- South Africa’s largest clothing retailer owned by creditors
- Conversion of bonds to equity cuts debt to 6 billion rand
U.S. private equity firm Bain Capital will cede control of Edcon Holdings Ltd. in a debt-for-equity swap, handing ownership of South Africa’s largest clothing retailer to creditors including Franklin Templeton after almost a decade of ownership.
The move will reduce Johannesburg-based Edcon’s debt to 6 billion rand ($433 million) from 26.7 billion rand, Chief Executive Officer Bernard Brookes said in a presentation in Johannesburg on Tuesday. Edcon will also sell the Legit chain to Metier Private Equity for 637 million rand, he said.
Banks and secured bondholders will take over Edcon after the retailer struggled under foreign-currency debt used to finance its 2007 acquisition by Boston-based Bain for 25 billion rand. Edcon, the owner of chains including Edgars, Jet and CNA, won support from creditors in April to defer paying cash interest obligations as it started negotiating a debt restructuring.
About “70-80 percent of my time since March has been spent on the debt restructuring and now I can get back to the business of retailing,” said Brookes, a former CEO of Melbourne-based department store Myer Holdings Ltd., who joined Edcon a year ago. The company has no plans to sell flagship chain Edgars nor try to buy back its private-label store cards business from Barclays Africa Group Ltd., a deal that caused credit approvals to customers to plunge due to the lender’s tougher criteria.
Franklin Templeton, a fund based in San Mateo, California, will be the single largest shareholder, Brookes said. Edcon will seek a listing on the Johannesburg Stock Exchange in three to four years, he said. Existing cash flow should be enough to pay down borrowings after the deal.
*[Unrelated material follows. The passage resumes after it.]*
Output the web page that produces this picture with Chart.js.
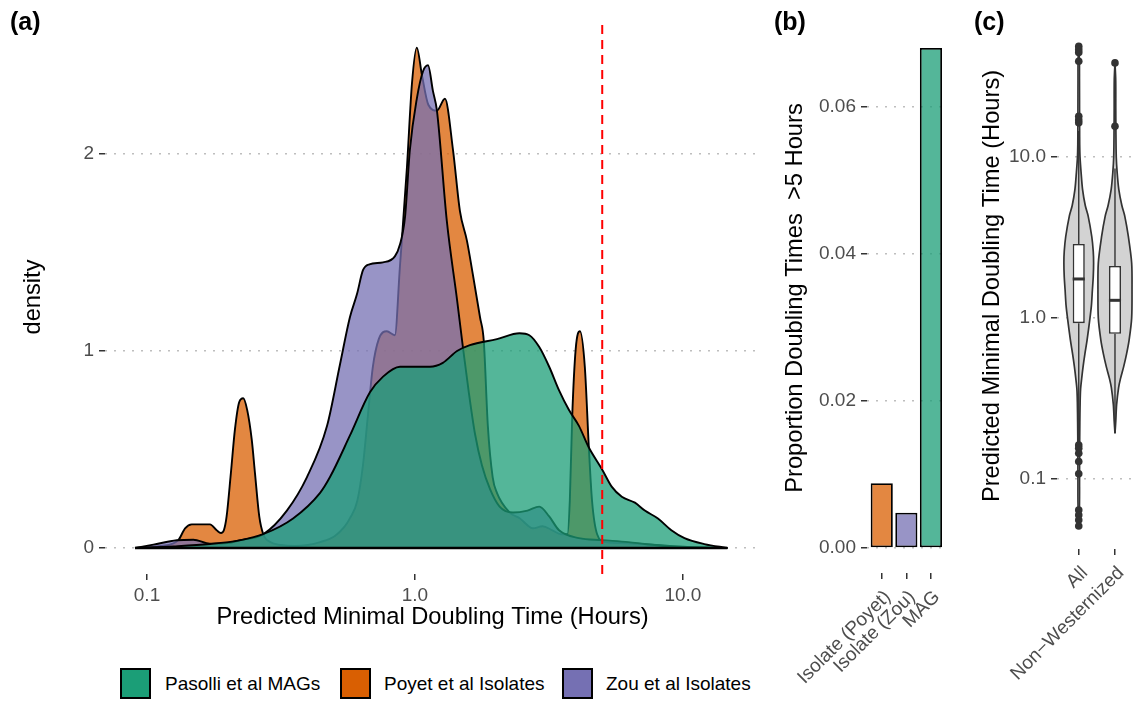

“With very poor results, it was the endgame for Edcon,” Cedric Rimaud, director of emerging-markets research at Gimme Credit in Bangkok, said by phone. “The question now is whether the new capital structure can help turn around the business quickly and whether sales can restart.”
Bain Capital bought Edcon to tap into rising economic growth in Africa’s most industrialized economy, but the company overpaid at the height of the credit bubble, according to Brookes. The private equity firm didn’t take any funds out of the retailer during the nine years of ownership, the CEO said.
Holders of about 80 percent of secured bonds in value signed a lock-up agreement for the debt restructuring, according to a company statement. Other owners include Harvard University Pension Fund and South African lenders Barclays Africa and FirstRand Ltd.’s First National Bank.
Adjusted earnings before interest, taxes, depreciation and amortization slumped 54 percent to 321 million rand in the 13 weeks ended 25 June, Edcon said in a statement. EBITDA declined 1.7 percent to 2.7 billion rand in the year ending March 26.